Erwartete Insolvenz-Flut nach Corona-Krise bleibt aus

Es sind staatliche Sonderregelungen, die in der Krisensituation in Kraft treten: Überbrückungsgelder, Hilfeleistungen, aber auch Corona-Kredite sollten Unternehmer während der letzten Monate unter die Arme greifen. Trotz ausbleibender oder eingeschränkter Gewinne mussten Miete und andere Betriebskosten in vielen Fällen weiterbezahlt werden. Infolgedessen wurde in Wirtschaft und Politik vor einem deutlichen Anstieg der Insolvenzzahlen im Vergleich zu den Jahren vor Corona gewarnt. Creditsafe, die weltweit meistgenutzte Wirtschaftsauskunftei, ermöglicht mit dem Insolvenz-Monitor transparente Einblicke in die „Gesundheit“ der deutschen Wirtschaft und zeigt: Die befürchtete Konkurs-Flut ist bislang ausgeblieben. Entgegen der öffentlichen Erwartung hält sich das Niveau der Zahlungsunfähigkeiten und Überschuldung von registrierten Unternehmen nicht nur sehr gering, sondern liegt aktuell weit unter den Zahlen der letzten Jahre. 

Chapter 1

Ende der wirtschaftlichen Krise?: Insolvenzrate sinkt weit unter Vor-Corona-Niveau

Um die wirtschaftliche Belastung der letzten zwei Jahre abzufedern, wurde die Insolvenzantragspflicht zeitweilig ausgesetzt. Seit dem 01. Mai besteht nun erstmalig wieder ohne Einschränkungen volle Antragspflicht bei ausbleibender Zahlungsfähigkeit und Überschuldung. In der Statistik zeigt sich dieser natürliche Effekt noch nicht. Demnach hält sich das Niveau im April und Mai weiter bis zu 30 Prozent unter dem aus dem Jahr 2020 und sogar bis zu 50 Prozent gegenüber 2018 und 2019 - vor Corona. 

Ein Grund dafür kann sein, dass viele die Möglichkeiten einfacher Finanzierungsoptionen, wie etwa KFW-Kredite, genutzt haben. Genauso ist es möglich, dass Unternehmer den Wiedereintritt der Insolvenzantragspflicht noch nicht mitbekommen haben oder haben wollen. Andere Firmen haben zumindest zeitweilig von den staatlichen Hilfspaketen profitiert. Neben Überbrückungshilfen, steuerlichen Erleichterungen und Wirtschaftsstabilisierungsfonds konnten Unternehmen, die von der Vielzahl an Hilfsprogrammen nicht erfasst wurden, ihre finanzielle Situation mit den Härtefallhilfen für den jeweiligen Förderzeitraum aufbessern.

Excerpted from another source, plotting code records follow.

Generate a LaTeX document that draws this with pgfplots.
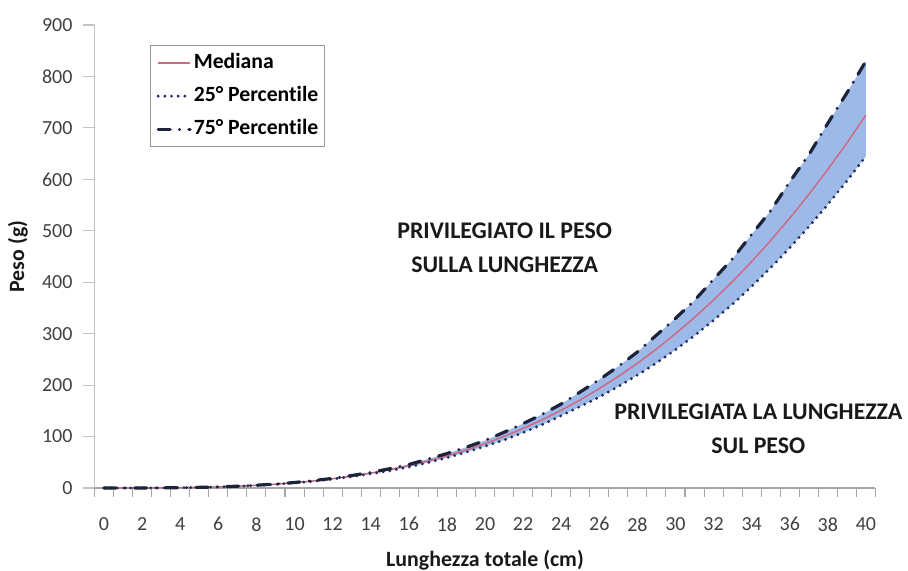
\documentclass[border=0pt]{standalone}
\usepackage{pgfplots}
\pgfplotsset{compat=1.18}
\usepackage{pgfplotstable}
\usepgfplotslibrary{fillbetween}
\usepackage{fontspec}
\setmainfont{Carlito}[Ligatures=NoCommon]
\definecolor{band}{RGB}{157,185,232}
\definecolor{medc}{RGB}{205,105,130}
\definecolor{pc25}{RGB}{35,45,95}
\definecolor{pc75}{RGB}{30,35,60}
\definecolor{axgray}{RGB}{195,195,195}
\definecolor{axgrayx}{RGB}{165,165,165}
\definecolor{ticktext}{RGB}{64,64,64}

\pgfplotstableread{
L med p25 p75
0 0 0 0
1 0.01 0.01 0.01
2 0.07 0.07 0.07
3 0.25 0.24 0.26
4 0.6 0.58 0.62
5 1.2 1.15 1.25
6 2.1 2.0 2.2
7 3.4 3.3 3.5
8 5.2 5.0 5.4
9 7.4 7.1 7.7
10 10.3 9.9 10.7
11 13.8 13.2 14.4
12 18.0 17.3 18.7
13 23.0 22.1 24.2
14 28.9 27.7 30.3
15 35.7 33.6 37.5
16 43.5 40.9 45.7
17 52.4 49.3 56.1
18 62.5 58.8 66.9
19 73.8 69.4 79.0
20 86.3 81.1 92.3
21 100.3 93.3 108.3
22 115.7 107.6 125.0
23 132.6 123.3 143.2
24 151.1 140.5 163.2
25 171.3 158.5 186.7
26 193.2 176.8 210.6
27 216.9 197.4 236.4
28 242.5 219.5 264.3
29 270.1 243.1 297.1
30 299.8 268.9 329.8
31 331.5 296.4 364.7
32 365.5 326.0 405.7
33 401.6 357.4 445.8
34 440.2 391.8 493.0
35 481.2 428.3 538.9
36 524.6 466.9 595.4
37 570.7 507.9 647.7
38 619.4 551.3 709.2
39 670.8 597.0 768.1
40 725 645 830
}\datatable

\begin{document}
\begin{tikzpicture}
\begin{axis}[
  scale only axis, width=585.75pt, height=347.25pt,
  at={(0,0)}, anchor=south west,
  xmin=-0.5, xmax=40.5, ymin=0, ymax=900,
  clip=false,
  axis x line*=bottom, axis y line*=left,
  x axis line style={draw=axgrayx, line width=0.9pt, -},
  y axis line style={draw=axgray, line width=0.9pt, -},
  xtick={0,2,...,40}, ytick={0,100,...,900},
  minor xtick={-0.5,0.5,...,40.5},
  tick align=outside,
  major tick length=8.5pt, minor tick length=6.75pt,
  major x tick style={draw=none},
  minor x tick style={draw=axgrayx, line width=0.8pt},
  y tick style={draw=axgray, line width=0.8pt},
  /pgf/number format/assume math mode=true,
  tick label style={font=\fontsize{15}{18}\selectfont, text=ticktext},
  xticklabel style={yshift=-10pt},
  yticklabel style={xshift=-4.5pt},
  xlabel={Lunghezza totale (cm)},
  ylabel={Peso (g)},
  every axis x label/.style={at={(axis description cs:0.5,-0.1555)}, anchor=center, font=\bfseries\fontsize{16.4}{19}\selectfont, text=black!90},
  every axis y label/.style={at={(axis description cs:-0.098,0.5)}, rotate=90, anchor=center, font=\bfseries\fontsize{16.4}{19}\selectfont, text=black!90},
  legend style={at={(axis description cs:0.0711,0.957)}, anchor=north west,
    draw=gray!80, line width=0.8pt, fill=white,
    font=\bfseries\fontsize{16.3}{18}\selectfont,
    inner xsep=4.5pt, inner ysep=6pt, row sep=11pt, column sep=1.5pt,
    nodes={inner sep=0pt, text height=11pt, text depth=3pt, anchor=west}},
  legend cell align=left,
  legend image code/.code={\draw[#1] (0pt,0pt) -- (24pt,0pt);},
]
\addplot[draw=none, name path=up, forget plot] table[x=L, y=p75] {\datatable};
\addplot[draw=none, name path=lo, forget plot] table[x=L, y=p25] {\datatable};
\addplot[band, forget plot] fill between[of=up and lo];
\addplot[medc, line width=1.1pt] table[x=L, y=med] {\datatable};
\addlegendentry{Mediana}
\addplot[pc25, line width=2.4pt, line cap=round, dash pattern=on 0pt off 5pt] table[x=L, y=p25] {\datatable};
\addlegendentry{25° Percentile}
\addplot[pc75, line width=2.4pt, line cap=round, dash pattern=on 9pt off 7pt on 0pt off 7pt] table[x=L, y=p75] {\datatable};
\addlegendentry{75° Percentile}
\node[font=\bfseries\fontsize{17.9}{25.5}\selectfont, align=center, text=black!90] at (axis cs:21.03,467.5) {PRIVILEGIATO IL PESO\\SULLA LUNGHEZZA};
\node[font=\bfseries\fontsize{17.9}{25.5}\selectfont, align=center, text=black!90] at (axis cs:34.35,114.7) {PRIVILEGIATA LA LUNGHEZZA\\SUL PESO};
\end{axis}
\pgfresetboundingbox
\path (-70.875pt,-62.25pt) rectangle (610.125pt,366pt);
\end{tikzpicture}
\end{document}
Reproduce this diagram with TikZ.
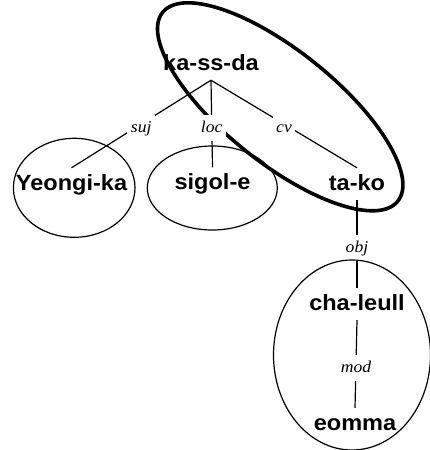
\documentclass[tikz,border=0pt]{standalone}
\usepackage{fontspec}
\newfontfamily\nodefont{Liberation Sans}[FakeStretch=1.07]
\newfontfamily\labfont{Liberation Serif}[FakeStretch=1.07]
\begin{document}
\begin{tikzpicture}[x=1pt,y=-1pt,
  word/.style={font=\nodefont\bfseries\fontsize{22}{26}\selectfont, text height=16pt, text depth=4pt, inner sep=6pt},
  rel/.style={font=\labfont\itshape\fontsize{16.5}{19}\selectfont, fill=white, text height=12pt, text depth=3pt, inner xsep=3.5pt, inner ysep=5.5pt, yshift=-4pt},
  edgeline/.style={line width=1.2pt},
  grp/.style={line width=1.2pt},
  biggrp/.style={line width=3.6pt}]
\useasboundingbox (0,0) rectangle (430,450);
% group outlines
\draw[grp] (74.2,187.8) ellipse [x radius=60.8pt, y radius=49.5pt];
\draw[grp] (212.3,188) ellipse [x radius=65pt, y radius=42pt];
\coordinate (bigc) at (280.2,106.8);
\draw[biggrp, rotate around={-38.76:(bigc)}] (bigc) ellipse [x radius=150.8pt, y radius=55.9pt];
% words
\node[word] (kassda) at (211,64) {ka-ss-da};
\node[word] (yeongi) at (71.5,184) {Yeongi-ka};
\node[word] (sigol) at (212.5,183.5) {sigol-e};
\node[word] (tako) at (357,184) {ta-ko};
\node[word] (chaleull) at (357,304) {cha-leull};
\node[word] (eomma) at (355,424) {eomma};
% dependencies
\draw[edgeline] (kassda.south) -- node[rel] {suj} (yeongi.north);
\draw[edgeline] (kassda.south) -- node[rel] {loc} (sigol.north);
\draw[edgeline] (kassda.south) -- node[rel] {cv} (tako.north);
\draw[edgeline] (tako.south) -- node[rel] {obj} (chaleull.north);
\draw[edgeline] (chaleull.south) -- node[rel] {mod} (eomma.north);
% lower group
\draw[grp] (352,355) ellipse [x radius=78.5pt, y radius=95pt];
\end{tikzpicture}
\end{document}
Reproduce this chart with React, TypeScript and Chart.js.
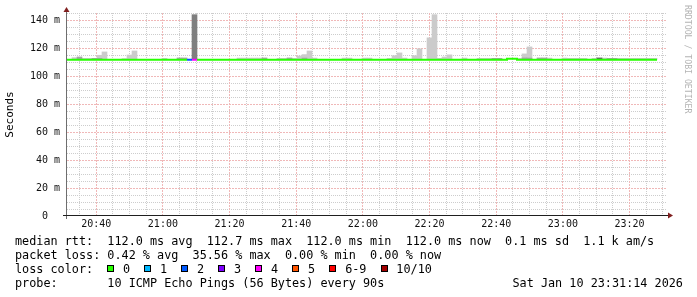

Da die Sonderregelung erst vor Kurzem aufgehoben wurde, ist es noch zu früh, allgemeine Aussagen über Effektivität der Hilfsmaßnahmen zu äußern. Einige Herausforderungen für Unternehmen haben sich womöglich nur um wenige Monate verschoben. Ein Überblick der allgemeinen und branchenspezifischen Lage ist jedoch besonders im Risikomanagement von Firmen wichtig, um Chancen aber auch Gefahren frühestmöglich einschätzen zu können.

Spannend wird in den kommenden Monaten und wohl Jahren, inwiefern sich die Einflussnahme gelohnt hat, denn Insolvenzen sind bis zu einem gewissen Grad für einen gesunden Markt erforderlich. Sie stärken gesunde Unternehmen, geben dem Markt Ressourcen frei und unterstützen so die Transformation der Wirtschaft, wobei ineffiziente Unternehmen eigentlich vom Markt verschwinden. Aktuell erleben wir noch ein verzerrtes Bild.


Peer Hitschke
Senior Data Scientist & Credit Risk Expert

Aus diesem Grund sollte die „Gesundheit“ der Wirtschaft weiterhin beobachtet werden. Eines ist schließlich sicher: Die Corona-Krise hat zumindest in der Gesellschaft einiges an Neuerungen mit sich gebracht. Besonders digitale und agile Firmen haben den Schwung profitabel genutzt und ihr Angebot entsprechend angepasst. Es bleibt abzuwarten, ob sich der Wandel und die wirtschaftliche Erholung auch in dem Erfolg stark betroffener Branchen widerspiegelt.